● **GOAL**
Below are some entries. Copy each line that holds the string "standalone".

● **RECORDS**

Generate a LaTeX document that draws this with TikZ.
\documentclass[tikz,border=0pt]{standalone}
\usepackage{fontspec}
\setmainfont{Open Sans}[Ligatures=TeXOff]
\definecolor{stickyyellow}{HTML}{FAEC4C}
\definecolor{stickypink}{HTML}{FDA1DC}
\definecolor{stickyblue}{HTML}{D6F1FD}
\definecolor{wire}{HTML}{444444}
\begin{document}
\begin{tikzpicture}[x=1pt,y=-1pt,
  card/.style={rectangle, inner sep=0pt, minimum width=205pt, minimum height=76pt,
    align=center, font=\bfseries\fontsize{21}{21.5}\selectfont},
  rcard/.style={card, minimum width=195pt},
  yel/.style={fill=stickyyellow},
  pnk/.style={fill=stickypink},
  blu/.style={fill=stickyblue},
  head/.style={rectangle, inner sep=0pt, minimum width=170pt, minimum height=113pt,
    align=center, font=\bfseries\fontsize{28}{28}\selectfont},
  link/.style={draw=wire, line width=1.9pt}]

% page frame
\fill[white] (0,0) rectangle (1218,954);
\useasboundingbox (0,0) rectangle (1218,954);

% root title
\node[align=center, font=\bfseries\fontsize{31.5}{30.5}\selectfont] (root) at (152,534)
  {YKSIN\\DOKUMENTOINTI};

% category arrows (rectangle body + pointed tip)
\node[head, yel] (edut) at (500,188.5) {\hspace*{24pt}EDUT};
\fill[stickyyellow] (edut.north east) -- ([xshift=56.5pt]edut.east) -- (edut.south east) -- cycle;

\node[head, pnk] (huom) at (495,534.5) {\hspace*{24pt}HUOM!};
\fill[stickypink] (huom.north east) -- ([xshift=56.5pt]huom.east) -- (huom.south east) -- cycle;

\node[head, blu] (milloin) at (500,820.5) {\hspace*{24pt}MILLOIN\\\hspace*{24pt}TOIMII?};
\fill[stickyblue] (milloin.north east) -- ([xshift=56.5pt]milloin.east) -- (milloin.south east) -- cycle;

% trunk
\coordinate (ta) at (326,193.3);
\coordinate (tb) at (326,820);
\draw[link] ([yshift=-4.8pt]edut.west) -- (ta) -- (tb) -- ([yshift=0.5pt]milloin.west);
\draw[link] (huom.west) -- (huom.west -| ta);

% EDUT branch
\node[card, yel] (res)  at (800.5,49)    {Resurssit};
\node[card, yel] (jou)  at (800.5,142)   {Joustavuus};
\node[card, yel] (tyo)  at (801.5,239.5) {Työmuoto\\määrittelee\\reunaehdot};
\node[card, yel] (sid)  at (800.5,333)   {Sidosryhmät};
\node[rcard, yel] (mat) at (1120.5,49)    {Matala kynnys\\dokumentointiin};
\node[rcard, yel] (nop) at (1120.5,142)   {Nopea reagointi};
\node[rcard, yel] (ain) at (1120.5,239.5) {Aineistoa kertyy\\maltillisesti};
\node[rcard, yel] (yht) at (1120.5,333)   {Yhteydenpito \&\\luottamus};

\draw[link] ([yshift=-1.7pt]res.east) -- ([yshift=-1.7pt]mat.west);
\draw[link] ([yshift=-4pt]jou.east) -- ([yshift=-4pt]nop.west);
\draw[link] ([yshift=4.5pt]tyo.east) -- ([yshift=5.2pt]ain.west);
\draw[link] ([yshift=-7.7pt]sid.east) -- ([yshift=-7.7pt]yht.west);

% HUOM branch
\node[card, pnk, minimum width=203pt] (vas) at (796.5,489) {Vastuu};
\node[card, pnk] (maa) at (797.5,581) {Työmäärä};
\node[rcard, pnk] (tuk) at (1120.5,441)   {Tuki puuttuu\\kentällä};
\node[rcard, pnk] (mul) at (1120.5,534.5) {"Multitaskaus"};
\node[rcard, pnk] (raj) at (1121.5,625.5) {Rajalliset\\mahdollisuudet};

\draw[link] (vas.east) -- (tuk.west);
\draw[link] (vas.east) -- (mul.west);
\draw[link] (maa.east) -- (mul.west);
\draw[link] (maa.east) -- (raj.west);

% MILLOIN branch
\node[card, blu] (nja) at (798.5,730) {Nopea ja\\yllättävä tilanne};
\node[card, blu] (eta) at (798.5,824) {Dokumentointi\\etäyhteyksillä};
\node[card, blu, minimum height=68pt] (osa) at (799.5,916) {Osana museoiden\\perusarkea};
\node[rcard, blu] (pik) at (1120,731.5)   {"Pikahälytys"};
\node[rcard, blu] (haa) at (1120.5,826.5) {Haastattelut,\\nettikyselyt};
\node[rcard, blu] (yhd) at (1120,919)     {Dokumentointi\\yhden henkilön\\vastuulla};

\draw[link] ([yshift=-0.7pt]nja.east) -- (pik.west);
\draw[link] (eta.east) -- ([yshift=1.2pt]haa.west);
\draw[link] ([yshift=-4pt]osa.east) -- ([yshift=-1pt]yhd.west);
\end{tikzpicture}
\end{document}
--
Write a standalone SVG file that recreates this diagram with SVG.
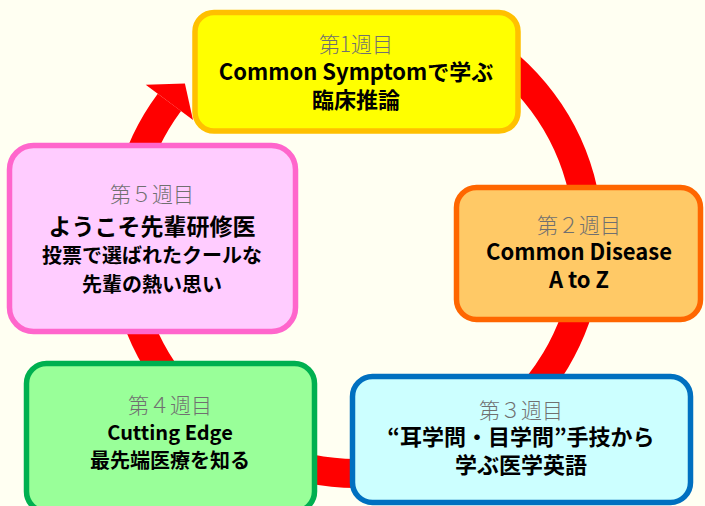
* * *
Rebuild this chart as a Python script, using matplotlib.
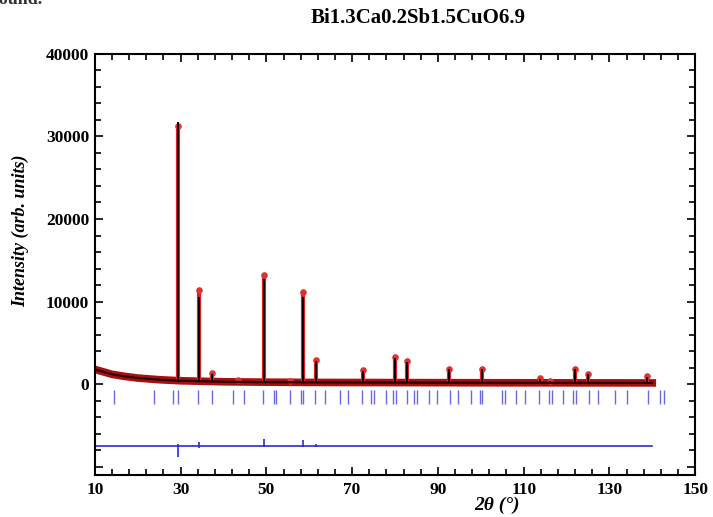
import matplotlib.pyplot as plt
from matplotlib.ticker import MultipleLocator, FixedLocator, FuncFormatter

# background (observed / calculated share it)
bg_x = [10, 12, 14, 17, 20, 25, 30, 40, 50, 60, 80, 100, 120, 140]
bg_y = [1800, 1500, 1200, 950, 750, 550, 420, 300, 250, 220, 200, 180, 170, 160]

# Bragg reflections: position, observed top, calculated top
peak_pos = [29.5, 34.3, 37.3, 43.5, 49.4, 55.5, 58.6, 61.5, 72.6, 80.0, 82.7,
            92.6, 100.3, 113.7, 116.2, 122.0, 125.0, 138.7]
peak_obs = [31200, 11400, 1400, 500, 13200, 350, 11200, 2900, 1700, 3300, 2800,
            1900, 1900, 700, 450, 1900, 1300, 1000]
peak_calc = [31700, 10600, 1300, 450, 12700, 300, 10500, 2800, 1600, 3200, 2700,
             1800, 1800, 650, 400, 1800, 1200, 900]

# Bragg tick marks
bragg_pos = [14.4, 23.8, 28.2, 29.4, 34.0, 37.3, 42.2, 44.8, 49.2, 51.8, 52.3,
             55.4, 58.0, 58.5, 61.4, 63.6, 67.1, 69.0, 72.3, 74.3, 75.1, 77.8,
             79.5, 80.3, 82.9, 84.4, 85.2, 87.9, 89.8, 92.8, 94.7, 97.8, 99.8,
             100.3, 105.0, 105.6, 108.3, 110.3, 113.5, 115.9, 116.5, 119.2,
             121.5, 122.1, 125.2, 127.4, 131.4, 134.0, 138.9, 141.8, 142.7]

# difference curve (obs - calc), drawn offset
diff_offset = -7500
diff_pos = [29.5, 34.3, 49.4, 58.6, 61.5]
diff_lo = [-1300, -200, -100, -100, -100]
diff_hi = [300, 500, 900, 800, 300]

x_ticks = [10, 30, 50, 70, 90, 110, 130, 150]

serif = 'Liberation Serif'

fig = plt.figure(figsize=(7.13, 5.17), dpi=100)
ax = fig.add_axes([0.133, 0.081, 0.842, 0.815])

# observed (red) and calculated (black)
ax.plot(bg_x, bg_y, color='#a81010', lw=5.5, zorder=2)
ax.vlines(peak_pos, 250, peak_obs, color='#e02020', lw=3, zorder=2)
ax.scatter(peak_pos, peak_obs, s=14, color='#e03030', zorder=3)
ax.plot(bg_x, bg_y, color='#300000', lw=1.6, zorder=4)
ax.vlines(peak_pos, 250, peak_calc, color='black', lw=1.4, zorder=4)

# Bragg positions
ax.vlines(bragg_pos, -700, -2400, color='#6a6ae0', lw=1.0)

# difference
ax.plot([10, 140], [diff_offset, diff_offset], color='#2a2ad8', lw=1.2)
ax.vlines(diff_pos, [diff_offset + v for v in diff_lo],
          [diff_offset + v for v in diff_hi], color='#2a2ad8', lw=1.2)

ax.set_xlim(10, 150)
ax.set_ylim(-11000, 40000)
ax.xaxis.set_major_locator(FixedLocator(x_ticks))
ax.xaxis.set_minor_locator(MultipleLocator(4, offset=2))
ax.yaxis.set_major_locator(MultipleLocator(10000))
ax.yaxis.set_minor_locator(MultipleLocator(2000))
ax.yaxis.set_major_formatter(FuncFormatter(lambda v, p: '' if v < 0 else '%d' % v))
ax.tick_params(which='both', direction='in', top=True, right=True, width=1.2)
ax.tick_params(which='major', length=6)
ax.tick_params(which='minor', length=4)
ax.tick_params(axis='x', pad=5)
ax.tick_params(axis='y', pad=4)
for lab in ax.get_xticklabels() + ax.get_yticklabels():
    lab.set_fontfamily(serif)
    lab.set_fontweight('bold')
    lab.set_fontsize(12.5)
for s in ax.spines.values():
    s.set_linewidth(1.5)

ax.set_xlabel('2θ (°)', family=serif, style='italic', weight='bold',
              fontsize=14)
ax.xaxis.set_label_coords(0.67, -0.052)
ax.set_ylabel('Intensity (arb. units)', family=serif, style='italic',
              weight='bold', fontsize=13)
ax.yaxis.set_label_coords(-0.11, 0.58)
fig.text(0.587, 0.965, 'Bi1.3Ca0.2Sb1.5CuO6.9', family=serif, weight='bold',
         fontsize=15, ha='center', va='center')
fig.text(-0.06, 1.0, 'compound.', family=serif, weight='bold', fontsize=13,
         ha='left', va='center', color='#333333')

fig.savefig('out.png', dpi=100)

● **RESPONSE BELOW**
\documentclass[tikz,border=0pt]{standalone}
Write a standalone SVG file that recreates this diagram with SVG.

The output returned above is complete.